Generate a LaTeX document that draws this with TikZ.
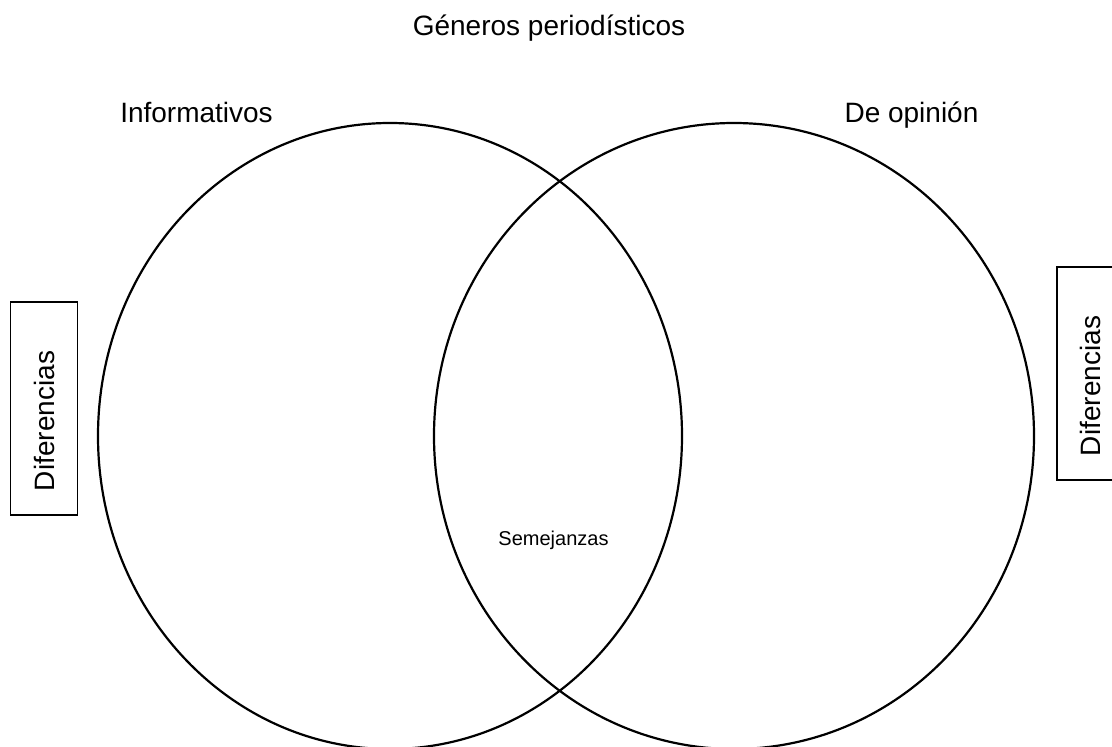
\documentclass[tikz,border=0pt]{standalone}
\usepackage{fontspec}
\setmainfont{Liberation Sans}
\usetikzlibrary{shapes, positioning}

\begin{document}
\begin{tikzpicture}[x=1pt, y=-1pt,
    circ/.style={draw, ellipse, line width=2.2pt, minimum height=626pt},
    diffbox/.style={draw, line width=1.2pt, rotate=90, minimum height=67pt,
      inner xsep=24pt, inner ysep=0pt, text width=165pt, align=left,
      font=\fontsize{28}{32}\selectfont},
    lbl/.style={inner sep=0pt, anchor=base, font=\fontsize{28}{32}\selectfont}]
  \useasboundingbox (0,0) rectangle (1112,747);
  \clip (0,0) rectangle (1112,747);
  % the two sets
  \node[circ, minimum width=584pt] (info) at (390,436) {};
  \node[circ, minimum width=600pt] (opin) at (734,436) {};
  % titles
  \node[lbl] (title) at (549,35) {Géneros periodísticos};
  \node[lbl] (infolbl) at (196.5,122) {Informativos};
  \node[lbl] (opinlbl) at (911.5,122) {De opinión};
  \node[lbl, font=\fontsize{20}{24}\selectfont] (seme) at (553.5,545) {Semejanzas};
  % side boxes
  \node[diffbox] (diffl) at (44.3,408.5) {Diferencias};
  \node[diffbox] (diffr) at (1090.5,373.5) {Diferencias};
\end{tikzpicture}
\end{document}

-- EXERCISE BRIEF --
Repeat the listing above exactly, with no pictures.

-- OUTPUT --
Generate a LaTeX document that draws this with TikZ.
\documentclass[tikz,border=0pt]{standalone}
\usepackage{fontspec}
\setmainfont{Liberation Sans}
\usetikzlibrary{shapes, positioning}

\begin{document}
\begin{tikzpicture}[x=1pt, y=-1pt,
    circ/.style={draw, ellipse, line width=2.2pt, minimum height=626pt},
    diffbox/.style={draw, line width=1.2pt, rotate=90, minimum height=67pt,
      inner xsep=24pt, inner ysep=0pt, text width=165pt, align=left,
      font=\fontsize{28}{32}\selectfont},
    lbl/.style={inner sep=0pt, anchor=base, font=\fontsize{28}{32}\selectfont}]
  \useasboundingbox (0,0) rectangle (1112,747);
  \clip (0,0) rectangle (1112,747);
  % the two sets
  \node[circ, minimum width=584pt] (info) at (390,436) {};
  \node[circ, minimum width=600pt] (opin) at (734,436) {};
  % titles
  \node[lbl] (title) at (549,35) {Géneros periodísticos};
  \node[lbl] (infolbl) at (196.5,122) {Informativos};
  \node[lbl] (opinlbl) at (911.5,122) {De opinión};
  \node[lbl, font=\fontsize{20}{24}\selectfont] (seme) at (553.5,545) {Semejanzas};
  % side boxes
  \node[diffbox] (diffl) at (44.3,408.5) {Diferencias};
  \node[diffbox] (diffr) at (1090.5,373.5) {Diferencias};
\end{tikzpicture}
\end{document}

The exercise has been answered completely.